● **Job**: Extract only the lines from the start of the entries below to the line with "var coverage = [[0, 119, 0.15, 13]];", inclusive; omit every picture.

— start of Data for the task —

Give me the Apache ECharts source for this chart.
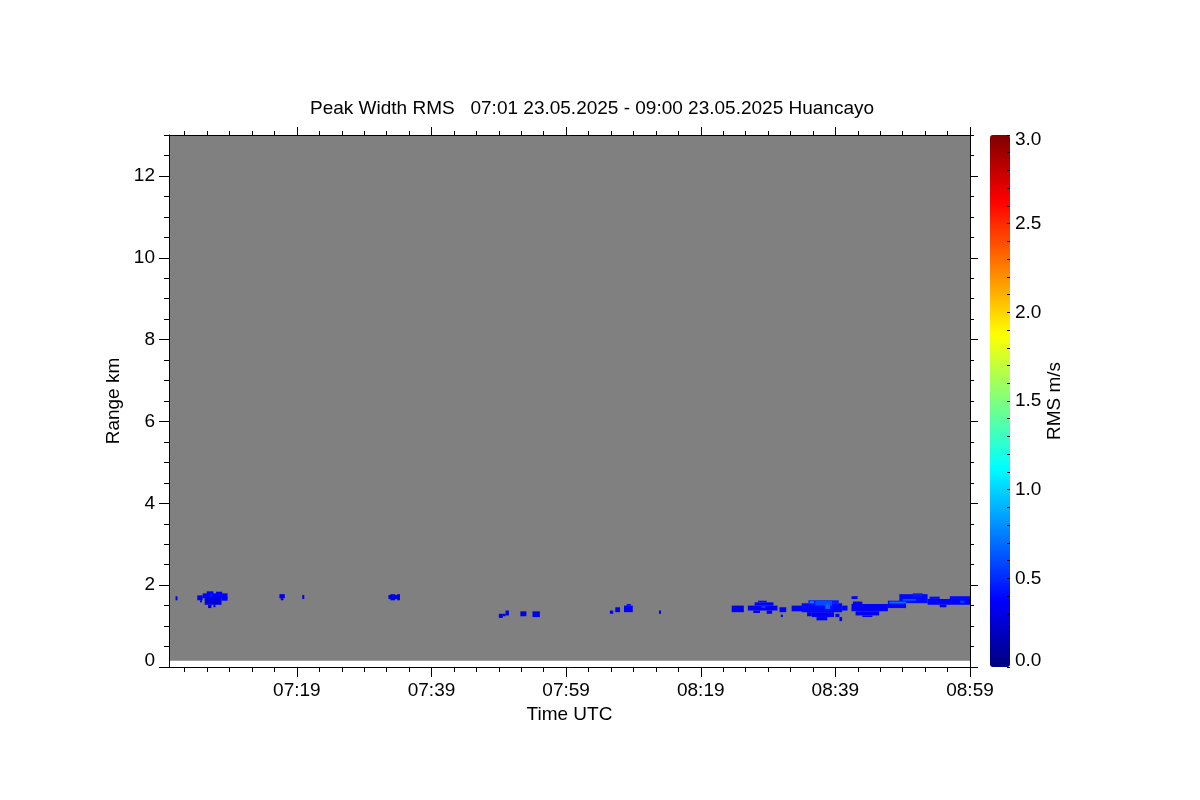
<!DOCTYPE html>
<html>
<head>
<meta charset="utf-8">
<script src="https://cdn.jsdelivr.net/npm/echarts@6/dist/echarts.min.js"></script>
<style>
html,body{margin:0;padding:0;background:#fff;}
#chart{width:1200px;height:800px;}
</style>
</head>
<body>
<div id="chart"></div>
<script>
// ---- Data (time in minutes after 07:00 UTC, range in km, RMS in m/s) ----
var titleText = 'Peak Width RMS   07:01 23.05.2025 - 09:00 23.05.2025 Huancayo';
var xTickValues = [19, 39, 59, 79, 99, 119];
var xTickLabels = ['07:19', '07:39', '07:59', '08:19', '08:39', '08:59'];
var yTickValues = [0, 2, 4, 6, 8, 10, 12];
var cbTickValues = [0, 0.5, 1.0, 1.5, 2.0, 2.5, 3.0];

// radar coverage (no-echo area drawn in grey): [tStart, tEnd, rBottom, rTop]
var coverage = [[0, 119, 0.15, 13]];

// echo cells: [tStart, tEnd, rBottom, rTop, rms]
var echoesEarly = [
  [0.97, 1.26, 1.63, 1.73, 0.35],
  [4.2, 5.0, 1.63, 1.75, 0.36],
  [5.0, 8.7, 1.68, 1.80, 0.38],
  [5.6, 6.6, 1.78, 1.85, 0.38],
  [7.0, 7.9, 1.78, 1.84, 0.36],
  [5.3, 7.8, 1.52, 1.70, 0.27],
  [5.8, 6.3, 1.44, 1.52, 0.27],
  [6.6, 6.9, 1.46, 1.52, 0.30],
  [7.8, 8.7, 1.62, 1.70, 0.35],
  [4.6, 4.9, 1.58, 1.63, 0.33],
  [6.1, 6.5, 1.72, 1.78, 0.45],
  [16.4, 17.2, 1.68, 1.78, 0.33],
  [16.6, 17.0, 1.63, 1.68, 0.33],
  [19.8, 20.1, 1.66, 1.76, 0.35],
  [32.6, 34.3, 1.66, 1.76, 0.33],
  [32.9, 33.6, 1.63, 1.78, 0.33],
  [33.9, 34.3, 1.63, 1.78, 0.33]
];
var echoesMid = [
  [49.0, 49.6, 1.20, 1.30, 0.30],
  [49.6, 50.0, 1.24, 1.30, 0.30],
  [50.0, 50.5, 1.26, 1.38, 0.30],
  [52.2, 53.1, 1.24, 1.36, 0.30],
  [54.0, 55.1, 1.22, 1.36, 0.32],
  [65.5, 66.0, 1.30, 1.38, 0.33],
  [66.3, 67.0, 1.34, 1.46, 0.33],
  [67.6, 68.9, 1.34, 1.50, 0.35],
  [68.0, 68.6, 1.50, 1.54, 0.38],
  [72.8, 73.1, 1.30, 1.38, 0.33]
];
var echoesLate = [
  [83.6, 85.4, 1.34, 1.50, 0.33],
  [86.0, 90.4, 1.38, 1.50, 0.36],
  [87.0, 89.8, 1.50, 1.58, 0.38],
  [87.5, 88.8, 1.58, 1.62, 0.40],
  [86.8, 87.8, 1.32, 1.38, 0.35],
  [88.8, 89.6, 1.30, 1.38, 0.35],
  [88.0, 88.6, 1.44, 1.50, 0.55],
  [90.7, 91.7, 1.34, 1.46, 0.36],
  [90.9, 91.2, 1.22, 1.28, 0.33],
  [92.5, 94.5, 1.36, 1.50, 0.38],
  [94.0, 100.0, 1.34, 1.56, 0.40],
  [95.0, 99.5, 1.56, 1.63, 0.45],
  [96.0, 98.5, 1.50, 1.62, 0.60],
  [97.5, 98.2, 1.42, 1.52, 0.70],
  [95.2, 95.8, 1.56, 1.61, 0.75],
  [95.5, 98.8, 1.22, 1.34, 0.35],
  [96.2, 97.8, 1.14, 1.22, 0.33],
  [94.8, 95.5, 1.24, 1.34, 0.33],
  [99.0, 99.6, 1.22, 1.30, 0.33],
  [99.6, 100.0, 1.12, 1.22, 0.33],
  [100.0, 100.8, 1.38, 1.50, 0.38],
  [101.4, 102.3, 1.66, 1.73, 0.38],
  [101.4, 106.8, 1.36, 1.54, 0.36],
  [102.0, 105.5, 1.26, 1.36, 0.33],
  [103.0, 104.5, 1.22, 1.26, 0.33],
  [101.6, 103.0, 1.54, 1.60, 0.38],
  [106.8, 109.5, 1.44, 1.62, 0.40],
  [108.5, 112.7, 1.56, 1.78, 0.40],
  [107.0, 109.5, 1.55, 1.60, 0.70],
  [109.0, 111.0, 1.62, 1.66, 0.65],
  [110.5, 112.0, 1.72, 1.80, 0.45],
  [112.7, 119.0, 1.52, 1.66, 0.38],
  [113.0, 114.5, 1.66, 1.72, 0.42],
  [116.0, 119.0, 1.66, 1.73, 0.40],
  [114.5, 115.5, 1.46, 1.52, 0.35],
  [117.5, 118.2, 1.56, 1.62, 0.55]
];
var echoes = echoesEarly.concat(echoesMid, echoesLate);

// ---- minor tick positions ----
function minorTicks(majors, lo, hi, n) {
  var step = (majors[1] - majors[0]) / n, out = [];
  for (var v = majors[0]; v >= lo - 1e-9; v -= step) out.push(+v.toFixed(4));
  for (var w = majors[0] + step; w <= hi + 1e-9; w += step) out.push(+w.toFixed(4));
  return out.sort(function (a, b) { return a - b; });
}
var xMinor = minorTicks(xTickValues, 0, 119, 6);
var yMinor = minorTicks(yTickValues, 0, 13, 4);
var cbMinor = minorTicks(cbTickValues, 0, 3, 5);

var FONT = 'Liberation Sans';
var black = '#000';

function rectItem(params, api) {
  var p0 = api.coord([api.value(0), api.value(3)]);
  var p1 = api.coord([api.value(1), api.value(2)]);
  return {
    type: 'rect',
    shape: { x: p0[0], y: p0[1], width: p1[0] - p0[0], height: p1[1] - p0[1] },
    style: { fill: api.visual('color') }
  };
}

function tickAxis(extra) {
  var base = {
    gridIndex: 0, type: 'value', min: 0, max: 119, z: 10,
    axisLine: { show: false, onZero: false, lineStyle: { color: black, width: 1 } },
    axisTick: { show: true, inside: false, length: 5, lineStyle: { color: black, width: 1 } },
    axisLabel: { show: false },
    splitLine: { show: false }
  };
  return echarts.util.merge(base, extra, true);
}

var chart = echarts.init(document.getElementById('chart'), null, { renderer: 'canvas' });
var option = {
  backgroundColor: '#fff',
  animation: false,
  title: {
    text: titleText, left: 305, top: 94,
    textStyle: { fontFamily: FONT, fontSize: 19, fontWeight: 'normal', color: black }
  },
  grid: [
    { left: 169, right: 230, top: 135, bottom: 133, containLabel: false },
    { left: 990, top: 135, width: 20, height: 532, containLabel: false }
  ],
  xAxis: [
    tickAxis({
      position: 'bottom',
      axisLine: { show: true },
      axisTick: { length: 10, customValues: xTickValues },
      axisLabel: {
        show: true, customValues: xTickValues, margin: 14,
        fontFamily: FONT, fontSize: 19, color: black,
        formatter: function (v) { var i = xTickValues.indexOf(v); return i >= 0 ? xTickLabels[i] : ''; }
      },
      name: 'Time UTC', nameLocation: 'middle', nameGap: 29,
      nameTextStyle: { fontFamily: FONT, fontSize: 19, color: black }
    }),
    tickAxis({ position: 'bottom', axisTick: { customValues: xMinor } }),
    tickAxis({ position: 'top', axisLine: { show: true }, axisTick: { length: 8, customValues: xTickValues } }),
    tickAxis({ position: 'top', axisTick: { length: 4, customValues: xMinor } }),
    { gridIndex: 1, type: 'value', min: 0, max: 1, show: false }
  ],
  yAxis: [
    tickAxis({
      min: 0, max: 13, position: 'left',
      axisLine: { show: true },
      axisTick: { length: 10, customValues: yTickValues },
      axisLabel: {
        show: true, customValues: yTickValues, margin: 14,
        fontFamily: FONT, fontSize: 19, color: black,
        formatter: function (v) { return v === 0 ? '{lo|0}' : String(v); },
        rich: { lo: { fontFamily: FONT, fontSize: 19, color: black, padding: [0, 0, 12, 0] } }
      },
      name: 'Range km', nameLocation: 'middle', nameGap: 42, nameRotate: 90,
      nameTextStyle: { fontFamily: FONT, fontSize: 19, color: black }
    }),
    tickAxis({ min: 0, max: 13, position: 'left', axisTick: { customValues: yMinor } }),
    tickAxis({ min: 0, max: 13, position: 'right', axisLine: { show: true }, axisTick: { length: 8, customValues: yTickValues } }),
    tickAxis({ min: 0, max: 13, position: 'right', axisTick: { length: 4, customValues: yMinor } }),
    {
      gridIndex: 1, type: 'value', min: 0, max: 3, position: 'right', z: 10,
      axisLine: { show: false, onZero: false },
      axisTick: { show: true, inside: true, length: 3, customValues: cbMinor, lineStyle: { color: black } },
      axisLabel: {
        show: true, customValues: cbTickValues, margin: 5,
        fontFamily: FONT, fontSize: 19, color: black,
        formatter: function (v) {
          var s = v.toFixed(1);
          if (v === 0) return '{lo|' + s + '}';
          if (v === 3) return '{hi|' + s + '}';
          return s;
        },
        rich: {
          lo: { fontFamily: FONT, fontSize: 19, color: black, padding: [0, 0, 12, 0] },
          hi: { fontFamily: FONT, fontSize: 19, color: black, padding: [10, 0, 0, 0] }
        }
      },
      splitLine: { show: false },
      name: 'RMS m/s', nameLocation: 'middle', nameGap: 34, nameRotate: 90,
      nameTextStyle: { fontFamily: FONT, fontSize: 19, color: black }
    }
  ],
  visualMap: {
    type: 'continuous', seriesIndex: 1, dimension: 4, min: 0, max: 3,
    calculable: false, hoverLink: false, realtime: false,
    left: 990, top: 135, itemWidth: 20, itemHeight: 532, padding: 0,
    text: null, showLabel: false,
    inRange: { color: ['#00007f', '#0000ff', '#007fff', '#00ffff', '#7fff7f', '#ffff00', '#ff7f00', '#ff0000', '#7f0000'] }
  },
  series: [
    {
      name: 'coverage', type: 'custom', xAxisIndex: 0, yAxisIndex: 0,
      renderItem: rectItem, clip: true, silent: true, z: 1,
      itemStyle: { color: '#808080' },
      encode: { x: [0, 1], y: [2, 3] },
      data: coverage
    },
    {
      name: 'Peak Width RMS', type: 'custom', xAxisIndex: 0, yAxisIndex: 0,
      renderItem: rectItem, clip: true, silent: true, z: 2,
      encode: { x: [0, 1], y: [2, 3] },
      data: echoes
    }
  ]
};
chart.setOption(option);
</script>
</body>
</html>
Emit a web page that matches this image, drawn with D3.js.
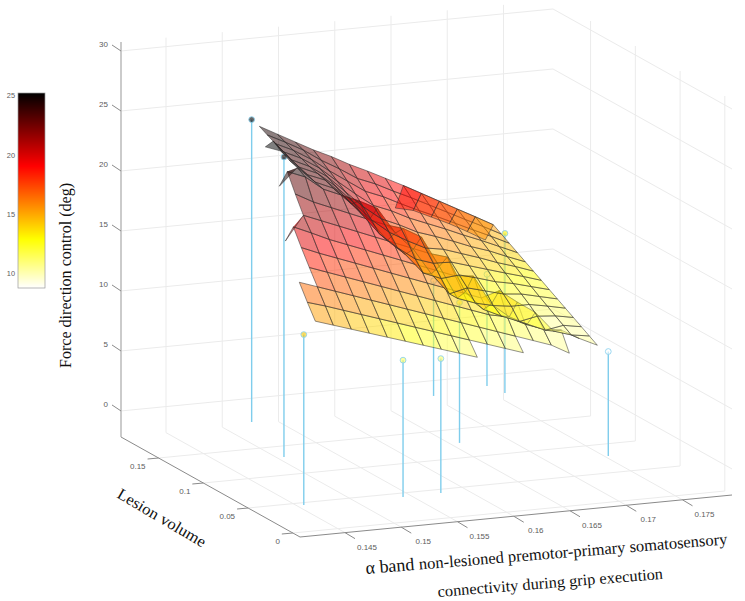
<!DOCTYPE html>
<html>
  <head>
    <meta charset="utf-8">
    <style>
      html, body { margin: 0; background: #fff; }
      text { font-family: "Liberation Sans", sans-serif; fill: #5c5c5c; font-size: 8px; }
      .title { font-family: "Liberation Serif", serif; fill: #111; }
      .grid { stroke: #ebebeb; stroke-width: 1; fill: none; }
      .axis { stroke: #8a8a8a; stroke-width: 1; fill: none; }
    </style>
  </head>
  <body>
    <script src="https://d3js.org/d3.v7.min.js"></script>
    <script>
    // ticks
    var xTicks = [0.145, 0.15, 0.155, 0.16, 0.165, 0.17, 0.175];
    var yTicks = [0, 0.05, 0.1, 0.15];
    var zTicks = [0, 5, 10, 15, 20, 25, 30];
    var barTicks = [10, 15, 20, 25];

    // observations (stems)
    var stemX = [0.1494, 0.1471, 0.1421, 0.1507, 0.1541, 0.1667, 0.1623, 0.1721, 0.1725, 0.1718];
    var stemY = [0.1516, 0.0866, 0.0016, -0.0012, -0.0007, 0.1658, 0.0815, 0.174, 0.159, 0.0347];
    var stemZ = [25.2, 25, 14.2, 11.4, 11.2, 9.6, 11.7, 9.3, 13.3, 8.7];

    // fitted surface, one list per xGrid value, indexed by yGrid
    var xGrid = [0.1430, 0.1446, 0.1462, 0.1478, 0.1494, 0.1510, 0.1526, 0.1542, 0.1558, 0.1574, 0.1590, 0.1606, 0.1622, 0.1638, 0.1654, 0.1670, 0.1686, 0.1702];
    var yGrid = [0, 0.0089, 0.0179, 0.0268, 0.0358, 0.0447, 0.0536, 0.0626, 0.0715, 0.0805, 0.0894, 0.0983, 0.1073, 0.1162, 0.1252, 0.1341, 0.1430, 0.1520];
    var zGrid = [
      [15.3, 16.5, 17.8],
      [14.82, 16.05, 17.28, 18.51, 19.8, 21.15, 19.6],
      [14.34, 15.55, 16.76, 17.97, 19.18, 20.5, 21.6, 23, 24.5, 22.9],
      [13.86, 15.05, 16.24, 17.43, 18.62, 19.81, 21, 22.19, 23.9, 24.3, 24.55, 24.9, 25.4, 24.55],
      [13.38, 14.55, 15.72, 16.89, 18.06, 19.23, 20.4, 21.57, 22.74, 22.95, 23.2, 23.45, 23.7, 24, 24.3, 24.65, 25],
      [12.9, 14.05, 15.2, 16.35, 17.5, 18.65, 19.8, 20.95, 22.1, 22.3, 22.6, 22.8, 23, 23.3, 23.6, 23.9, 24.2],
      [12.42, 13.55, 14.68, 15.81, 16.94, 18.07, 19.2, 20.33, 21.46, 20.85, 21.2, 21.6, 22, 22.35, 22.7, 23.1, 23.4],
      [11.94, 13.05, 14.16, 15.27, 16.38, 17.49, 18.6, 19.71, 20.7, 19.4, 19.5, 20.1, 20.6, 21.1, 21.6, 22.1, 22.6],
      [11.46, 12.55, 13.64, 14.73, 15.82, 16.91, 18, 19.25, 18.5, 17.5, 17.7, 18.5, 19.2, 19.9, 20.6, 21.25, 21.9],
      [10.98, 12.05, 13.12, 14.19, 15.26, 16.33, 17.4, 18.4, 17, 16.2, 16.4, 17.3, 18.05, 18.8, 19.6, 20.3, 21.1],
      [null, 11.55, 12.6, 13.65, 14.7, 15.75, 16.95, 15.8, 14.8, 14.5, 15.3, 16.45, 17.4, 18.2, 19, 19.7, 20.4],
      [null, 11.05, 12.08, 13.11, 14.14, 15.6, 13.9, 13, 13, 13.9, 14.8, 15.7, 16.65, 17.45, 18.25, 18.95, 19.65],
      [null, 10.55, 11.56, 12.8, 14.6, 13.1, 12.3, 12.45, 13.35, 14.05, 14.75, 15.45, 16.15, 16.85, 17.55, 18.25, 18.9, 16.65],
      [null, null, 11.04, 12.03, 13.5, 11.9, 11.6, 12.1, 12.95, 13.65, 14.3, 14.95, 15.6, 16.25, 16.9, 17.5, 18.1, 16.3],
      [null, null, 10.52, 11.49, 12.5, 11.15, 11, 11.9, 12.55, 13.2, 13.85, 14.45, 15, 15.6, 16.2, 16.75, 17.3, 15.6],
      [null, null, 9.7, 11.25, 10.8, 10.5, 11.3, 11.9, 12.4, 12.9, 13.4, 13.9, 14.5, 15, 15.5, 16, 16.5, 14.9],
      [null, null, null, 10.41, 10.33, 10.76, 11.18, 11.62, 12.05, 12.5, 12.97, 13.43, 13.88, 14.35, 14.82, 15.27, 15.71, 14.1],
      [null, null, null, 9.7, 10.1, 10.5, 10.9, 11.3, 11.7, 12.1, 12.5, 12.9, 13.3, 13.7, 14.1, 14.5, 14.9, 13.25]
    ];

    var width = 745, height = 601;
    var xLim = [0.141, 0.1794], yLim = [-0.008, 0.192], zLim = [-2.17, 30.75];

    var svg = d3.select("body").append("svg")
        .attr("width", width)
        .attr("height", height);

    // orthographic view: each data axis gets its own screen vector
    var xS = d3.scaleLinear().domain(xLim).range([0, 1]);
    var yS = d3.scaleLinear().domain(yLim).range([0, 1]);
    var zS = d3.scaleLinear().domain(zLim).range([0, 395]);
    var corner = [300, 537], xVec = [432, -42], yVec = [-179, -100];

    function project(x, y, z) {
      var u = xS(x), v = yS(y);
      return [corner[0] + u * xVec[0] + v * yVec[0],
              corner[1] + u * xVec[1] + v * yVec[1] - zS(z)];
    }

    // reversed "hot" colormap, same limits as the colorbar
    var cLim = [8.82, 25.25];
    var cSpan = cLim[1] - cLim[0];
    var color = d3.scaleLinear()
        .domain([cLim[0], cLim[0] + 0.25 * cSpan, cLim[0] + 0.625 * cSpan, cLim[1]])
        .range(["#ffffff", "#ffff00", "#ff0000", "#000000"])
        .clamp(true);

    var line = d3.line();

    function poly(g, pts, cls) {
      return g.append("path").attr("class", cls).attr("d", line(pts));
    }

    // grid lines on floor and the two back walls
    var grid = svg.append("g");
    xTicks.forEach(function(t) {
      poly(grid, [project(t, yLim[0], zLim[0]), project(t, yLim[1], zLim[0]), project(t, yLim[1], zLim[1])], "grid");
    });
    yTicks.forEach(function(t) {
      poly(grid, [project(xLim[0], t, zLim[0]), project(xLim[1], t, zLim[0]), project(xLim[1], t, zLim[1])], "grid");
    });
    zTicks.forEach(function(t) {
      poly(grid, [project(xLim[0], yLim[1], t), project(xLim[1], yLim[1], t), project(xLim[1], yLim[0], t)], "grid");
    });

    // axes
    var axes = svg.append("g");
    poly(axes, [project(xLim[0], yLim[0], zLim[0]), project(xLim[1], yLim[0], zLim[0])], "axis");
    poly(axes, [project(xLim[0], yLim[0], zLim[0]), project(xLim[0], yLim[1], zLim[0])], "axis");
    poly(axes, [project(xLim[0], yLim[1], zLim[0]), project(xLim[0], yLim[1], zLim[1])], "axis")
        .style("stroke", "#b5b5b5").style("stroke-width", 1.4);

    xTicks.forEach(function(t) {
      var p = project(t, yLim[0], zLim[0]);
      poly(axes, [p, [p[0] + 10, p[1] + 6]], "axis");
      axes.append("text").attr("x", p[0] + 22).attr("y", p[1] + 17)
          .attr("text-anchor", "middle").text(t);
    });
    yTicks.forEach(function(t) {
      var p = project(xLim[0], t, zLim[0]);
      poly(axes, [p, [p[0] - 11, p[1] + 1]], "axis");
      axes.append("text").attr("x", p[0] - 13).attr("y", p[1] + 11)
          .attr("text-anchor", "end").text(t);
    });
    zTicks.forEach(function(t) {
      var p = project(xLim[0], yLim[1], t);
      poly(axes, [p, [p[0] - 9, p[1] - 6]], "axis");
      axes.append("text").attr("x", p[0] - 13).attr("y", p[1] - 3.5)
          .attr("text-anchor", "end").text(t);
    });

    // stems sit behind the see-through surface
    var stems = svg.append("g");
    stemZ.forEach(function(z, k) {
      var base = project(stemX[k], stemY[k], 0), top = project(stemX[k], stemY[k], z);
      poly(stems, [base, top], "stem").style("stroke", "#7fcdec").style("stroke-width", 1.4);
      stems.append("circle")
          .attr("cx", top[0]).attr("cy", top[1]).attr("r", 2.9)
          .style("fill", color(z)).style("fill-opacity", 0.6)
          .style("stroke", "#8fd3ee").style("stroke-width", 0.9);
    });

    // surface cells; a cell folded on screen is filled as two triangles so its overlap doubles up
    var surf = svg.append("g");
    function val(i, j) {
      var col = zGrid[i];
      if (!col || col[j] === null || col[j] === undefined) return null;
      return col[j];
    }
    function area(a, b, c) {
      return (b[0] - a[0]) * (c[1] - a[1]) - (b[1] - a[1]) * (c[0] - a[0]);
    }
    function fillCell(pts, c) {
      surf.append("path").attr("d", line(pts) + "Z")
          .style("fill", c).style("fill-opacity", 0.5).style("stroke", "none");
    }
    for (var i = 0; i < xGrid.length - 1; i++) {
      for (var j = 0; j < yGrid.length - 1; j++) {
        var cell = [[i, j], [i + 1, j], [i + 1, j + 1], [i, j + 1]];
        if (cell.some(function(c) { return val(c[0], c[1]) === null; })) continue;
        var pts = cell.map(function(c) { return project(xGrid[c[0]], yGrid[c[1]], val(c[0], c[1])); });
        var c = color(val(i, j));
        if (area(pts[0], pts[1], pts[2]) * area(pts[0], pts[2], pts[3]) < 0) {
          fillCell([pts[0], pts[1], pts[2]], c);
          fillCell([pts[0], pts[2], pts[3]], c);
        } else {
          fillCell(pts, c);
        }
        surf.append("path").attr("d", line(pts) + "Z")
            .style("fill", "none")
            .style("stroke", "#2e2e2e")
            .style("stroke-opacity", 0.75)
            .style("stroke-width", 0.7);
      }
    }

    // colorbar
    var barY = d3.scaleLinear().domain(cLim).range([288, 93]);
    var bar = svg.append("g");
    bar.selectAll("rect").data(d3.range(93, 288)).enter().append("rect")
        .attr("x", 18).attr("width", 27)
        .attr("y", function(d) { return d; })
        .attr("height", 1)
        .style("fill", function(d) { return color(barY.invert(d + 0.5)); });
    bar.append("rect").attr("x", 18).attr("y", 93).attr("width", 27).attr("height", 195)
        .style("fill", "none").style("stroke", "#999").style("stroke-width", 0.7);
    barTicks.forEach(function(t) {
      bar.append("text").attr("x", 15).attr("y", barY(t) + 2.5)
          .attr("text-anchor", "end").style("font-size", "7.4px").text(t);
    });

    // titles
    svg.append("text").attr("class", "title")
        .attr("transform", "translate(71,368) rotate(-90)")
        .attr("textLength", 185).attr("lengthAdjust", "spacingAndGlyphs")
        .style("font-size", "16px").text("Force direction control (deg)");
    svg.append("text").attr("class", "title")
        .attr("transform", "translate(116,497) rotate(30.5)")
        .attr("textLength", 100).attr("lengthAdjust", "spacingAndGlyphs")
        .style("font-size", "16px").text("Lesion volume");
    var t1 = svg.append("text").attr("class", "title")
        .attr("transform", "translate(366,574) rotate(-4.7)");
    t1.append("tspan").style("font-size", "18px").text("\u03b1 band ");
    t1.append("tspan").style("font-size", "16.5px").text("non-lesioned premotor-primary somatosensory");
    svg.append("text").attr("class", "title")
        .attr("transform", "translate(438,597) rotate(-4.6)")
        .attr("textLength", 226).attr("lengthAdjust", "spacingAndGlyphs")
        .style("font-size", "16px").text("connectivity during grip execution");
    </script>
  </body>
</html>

— end of Data for the task —

● **Exercise output**:
Give me the Apache ECharts source for this chart.
<!DOCTYPE html>
<html>
<head>
<meta charset="utf-8">
<script src="https://cdn.jsdelivr.net/npm/echarts@6/dist/echarts.min.js"></script>
<style>
html,body{margin:0;padding:0;background:#fff;}
#chart{width:1200px;height:800px;}
</style>
</head>
<body>
<div id="chart"></div>
<script>
// ---- Data (time in minutes after 07:00 UTC, range in km, RMS in m/s) ----
var titleText = 'Peak Width RMS   07:01 23.05.2025 - 09:00 23.05.2025 Huancayo';
var xTickValues = [19, 39, 59, 79, 99, 119];
var xTickLabels = ['07:19', '07:39', '07:59', '08:19', '08:39', '08:59'];
var yTickValues = [0, 2, 4, 6, 8, 10, 12];
var cbTickValues = [0, 0.5, 1.0, 1.5, 2.0, 2.5, 3.0];

// radar coverage (no-echo area drawn in grey): [tStart, tEnd, rBottom, rTop]
var coverage = [[0, 119, 0.15, 13]];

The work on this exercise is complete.